L’ÉDITORIAL
Les faits sont têtus. Partout en Europe, le nombre de naissances baisse et l’espérance de vie augmente. Partout ou presque en Europe, on a donc repoussé sérieusement l’âge de la retraite. Partout… sauf en France. Et le très officiel conseil d’orientation des retraites vient de présenter la facture de cette inaction : en 2025 (c’est demain), il manquera entre 8 et 17 milliards dans les caisses pour assurer l’équilibre du système.
Le gouvernement s’est cru plus intelligent que tout le monde en promettant de réformer notre régime des retraites pour le rendre plus équitable (ce qui était un excellent projet) tout en feignant d’oublier qu’il fallait d’abord et avant tout trouver davantage d’argent. Or, le seul moyen efficace de renflouer durablement les différents régimes est de repousser l’âge légal de fin de la vie active.
Alors que le Premier ministre était ouvert à cette initiative, le président de la République l’a clairement écartée et ce manque de courage met désormais gravement en danger l’idée même de réforme. Les Français, qui ne sont pas idiots, se disent que le pouvoir est en train de les enfumer en s’apprêtant à durcir sans le leur dire les conditions de départ à la retraite. Résultat : ils sont de plus en plus nombreux à vouloir que rien ne change. Ajoutez à cette défiance la colère légitime des cotisants aux régimes excédentaires (avocats, professions de santé…) qui refusent que leurs 140 milliards de réserves servent à financer le trou des retraites de la fonction publique et vous comprendrez comment on transforme une bonne idée en bombe à retardement. D’autant que les privilégiés du système actuel, bénéficiaires des régimes spéciaux, comptent évidemment sur ce mécontentement pour continuer à faire plier Emmanuel Macron.

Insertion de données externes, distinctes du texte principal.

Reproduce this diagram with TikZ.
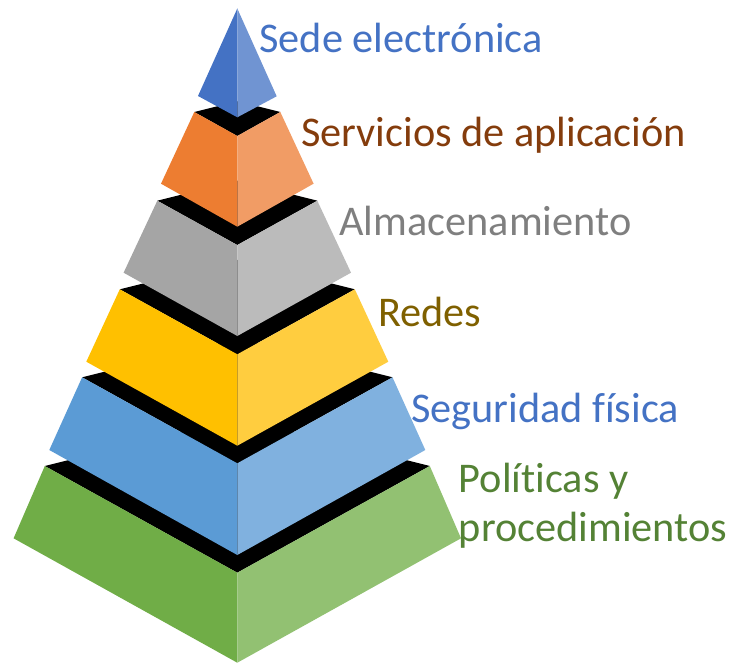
\documentclass[tikz,border=0pt]{standalone}
\usepackage{fontspec}
\setmainfont{Carlito}[Ligatures=NoCommon]
\definecolor{bluL}{HTML}{4472C4}\definecolor{bluR}{HTML}{7094D2}
\definecolor{oraL}{HTML}{ED7D31}\definecolor{oraR}{HTML}{F19C65}
\definecolor{graL}{HTML}{A5A5A5}\definecolor{graR}{HTML}{BBBBBB}
\definecolor{yelL}{HTML}{FFC000}\definecolor{yelR}{HTML}{FFCD3F}
\definecolor{bl2L}{HTML}{5B9BD5}\definecolor{bl2R}{HTML}{80B1DF}
\definecolor{greL}{HTML}{70AD47}\definecolor{greR}{HTML}{92C172}
\definecolor{txtSede}{HTML}{4472C4}
\definecolor{txtServ}{HTML}{843C0C}
\definecolor{txtAlm}{HTML}{7F7F7F}
\definecolor{txtRed}{HTML}{7F6000}
\definecolor{txtSeg}{HTML}{4472C4}
\definecolor{txtPol}{HTML}{548235}
\tikzset{
  lbl/.style={anchor=base west, inner sep=0pt, outer sep=0pt, font=\fontsize{42.3}{49}\selectfont},
}
% layer: #1 top half, #2 top y, #3 top front y, #4 bottom half, #5 bottom y, #6 bottom front y, #7 left col, #8 right col
\newcommand{\pyrlayer}[8]{%
  \fill[black] (237.3-#1,#2) -- (237.3,#2-0.25*#1) -- (237.3+#1,#2) -- (237.3,#3) -- cycle;
  \fill[#7] (237.3-#1,#2) -- (237.3,#3) -- (237.3,#6) -- (237.3-#4,#5) -- cycle;
  \fill[#8] (237.3,#3) -- (237.3+#1,#2) -- (237.3+#4,#5) -- (237.3,#6) -- cycle;
}
\begin{document}
\begin{tikzpicture}[x=1pt,y=-1pt]
\useasboundingbox (0,0) rectangle (733,663);
% bottom to top
\pyrlayer{192.5}{466}{572.7}{223.7}{538.3}{662.7}{greL}{greR}
\pyrlayer{155.2}{377.3}{463.3}{188}{450}{555}{bl2L}{bl2R}
\pyrlayer{117.5}{289.3}{354.3}{151}{361.7}{445.7}{yelL}{yelR}
\pyrlayer{80}{200.7}{245}{113.7}{272.7}{336}{graL}{graR}
\pyrlayer{43}{112}{136}{76.3}{183.7}{226.7}{oraL}{oraR}
% apex
\fill[bluL] (237.3,8.5) -- (237.3,117.3) -- (198,96) -- cycle;
\fill[bluR] (237.3,8.5) -- (276.7,96.3) -- (237.3,117.3) -- cycle;
% labels
\node[lbl, text=txtSede] (sede) at (259.5,52.7) {Sede electrónica};
\node[lbl, text=txtServ] (serv) at (301,146.7) {Servicios de aplicación};
\node[lbl, text=txtAlm] (alm) at (339.5,235) {Almacenamiento};
\node[lbl, text=txtRed] (red) at (378,326.7) {Redes};
\node[lbl, text=txtSeg] (seg) at (411,422.3) {Seguridad física};
\node[lbl, text=txtPol] (pol1) at (458.8,492.7) {Políticas y};
\node[lbl, text=txtPol] (pol2) at (458.8,541.7) {procedimientos};
\end{tikzpicture}
\end{document}
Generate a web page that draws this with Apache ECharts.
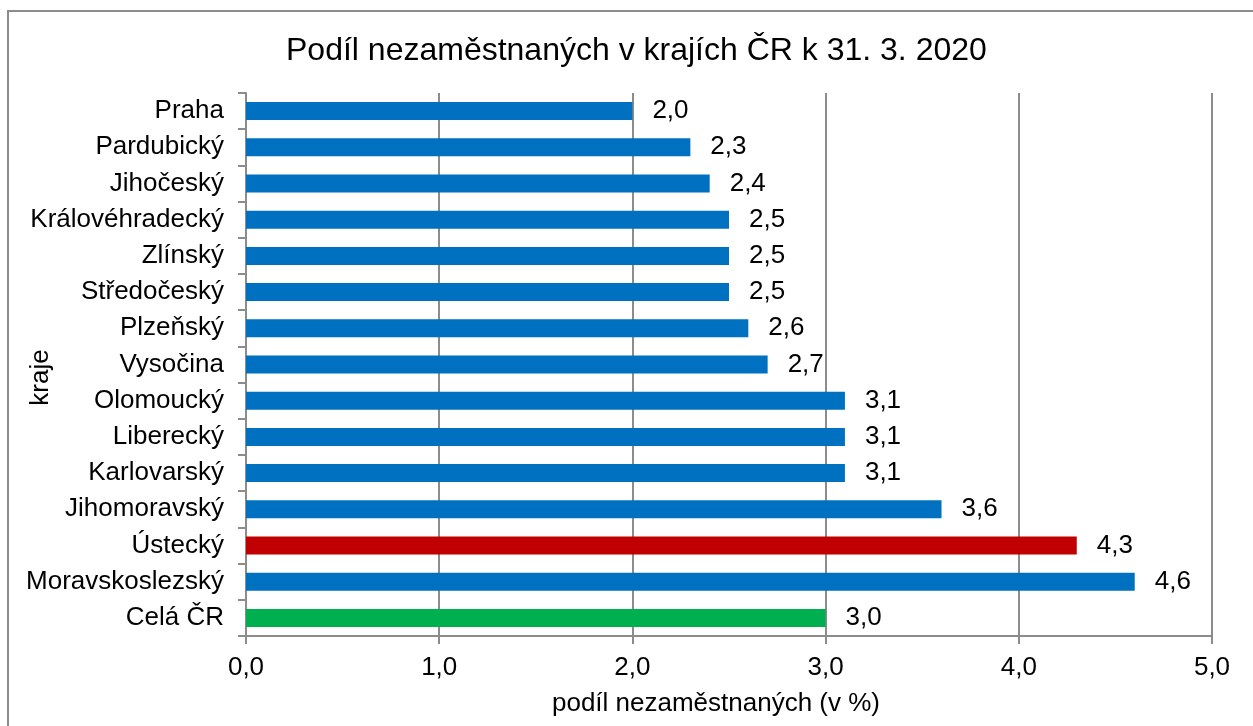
<!DOCTYPE html>
<html>
<head>
<meta charset="utf-8">
<script src="https://cdn.jsdelivr.net/npm/echarts@6/dist/echarts.min.js"></script>
<style>
    html, body { margin: 0; padding: 0; background: #fff; }
    #main { width: 1253px; height: 726px; }
</style>
</head>
<body>
<div id="main"></div>
<script>
/* ============================
   DATA
============================ */
const kraje = ['Praha', 'Pardubický', 'Jihočeský', 'Královéhradecký', 'Zlínský', 'Středočeský',
    'Plzeňský', 'Vysočina', 'Olomoucký', 'Liberecký', 'Karlovarský', 'Jihomoravský',
    'Ústecký', 'Moravskoslezský', 'Celá ČR'];
const podil = [2.0, 2.3, 2.4, 2.5, 2.5, 2.5, 2.6, 2.7, 3.1, 3.1, 3.1, 3.6, 4.3, 4.6, 3.0];
const osaX = [0, 1, 2, 3, 4, 5];

/* ============================
   STYLES
============================ */
const FONT = 'Liberation Sans, Arial, sans-serif';
const SEDA = '#8c8c8c';
const barvy = { 'Ústecký': '#C00000', 'Celá ČR': '#00B050' };

const fmt = v => Number(v).toFixed(1).replace('.', ',');

const chart = echarts.init(document.getElementById('main'), null, { renderer: 'canvas' });

chart.setOption({
    animation: false,
    backgroundColor: '#fff',
    title: {
        text: 'Podíl nezaměstnaných v krajích ČR k 31. 3. 2020',
        left: 281,
        top: 30,
        textStyle: { fontFamily: FONT, fontSize: 32, fontWeight: 'normal', color: '#000' }
    },
    graphic: [{
        type: 'rect',
        shape: { x: 8, y: 11, width: 1270, height: 740 },
        style: { fill: 'none', stroke: SEDA, lineWidth: 2 },
        silent: true
    }],
    grid: { left: 246, right: 41, top: 93, bottom: 90, containLabel: false, outerBoundsMode: 'none' },
    xAxis: {
        type: 'value',
        min: osaX[0],
        max: osaX[osaX.length - 1],
        interval: 1,
        name: 'podíl nezaměstnaných (v %)',
        nameLocation: 'middle',
        nameGap: 55,
        nameMoveOverlap: false,
        nameTextStyle: { fontFamily: FONT, fontSize: 26, color: '#000', padding: [0, 26, 0, 0] },
        axisLine: { show: true, lineStyle: { color: SEDA, width: 2 } },
        axisTick: { show: true, length: 8, lineStyle: { color: SEDA, width: 2 } },
        axisLabel: { formatter: fmt, margin: 19, fontFamily: FONT, fontSize: 26, color: '#000' },
        splitLine: { show: true, lineStyle: { color: SEDA, width: 2 } }
    },
    yAxis: {
        type: 'category',
        data: kraje,
        inverse: true,
        name: 'kraje',
        nameLocation: 'middle',
        nameGap: 192,
        nameRotate: 90,
        nameMoveOverlap: false,
        nameTextStyle: { fontFamily: FONT, fontSize: 26, color: '#000', padding: [0, 26, 0, 0] },
        axisLine: { show: true, lineStyle: { color: SEDA, width: 2 } },
        axisTick: { show: true, length: 8, lineStyle: { color: SEDA, width: 2 } },
        axisLabel: { margin: 22, fontFamily: FONT, fontSize: 26, color: '#000' },
        splitLine: { show: false }
    },
    series: [{
        type: 'bar',
        barWidth: 18,
        data: podil.map((v, i) => ({
            value: v,
            itemStyle: { color: barvy[kraje[i]] || '#0070C0' }
        })),
        label: {
            show: true,
            position: 'right',
            distance: 20,
            formatter: p => fmt(p.value),
            fontFamily: FONT,
            fontSize: 26,
            color: '#000'
        }
    }]
});
</script>
</body>
</html>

Face à la montée des oppositions, le chef de l’État est, paraît-il, tenté d’enterrer la réforme en la réservant à ceux qui n’ont pas encore commencé à travailler. C’est ce que l’on appelle, on ne sait trop pourquoi, « la clause du grand-père » (comme si nos grands-parents ne partaient pas à la retraite à 65 ans jusqu’en 1981, alors même que le nombre de cotisants pour un retraité était plus du double de celui d’aujourd’hui). Brillante idée en vérité que de repousser dans 42 ans le traitement d’un problème qui se pose aujourd’hui même ! Comme disait le regretté Edgar Faure : « L’immobilisme est en marche et rien ne peut l’arrêter. »
Outre que la clause du grand-père ne réglerait en rien le problème du déficit des régimes en vigueur, qui impose des mesures rapides, elle revient à faire une fois de plus peser sur les épaules des jeunes générations le poids de notre impéritie. Celles-ci sont déjà victimes de l’effondrement de notre système éducatif, elles devront déjà supporter une dette publique abyssale (et qui va continuer à croître, puisque Emmanuel Macron a officiellement abandonné la règle de 3 % de déficit public), il serait profondément injuste de leur faire financer par surcroît des avantages dont ils ne bénéficieront jamais.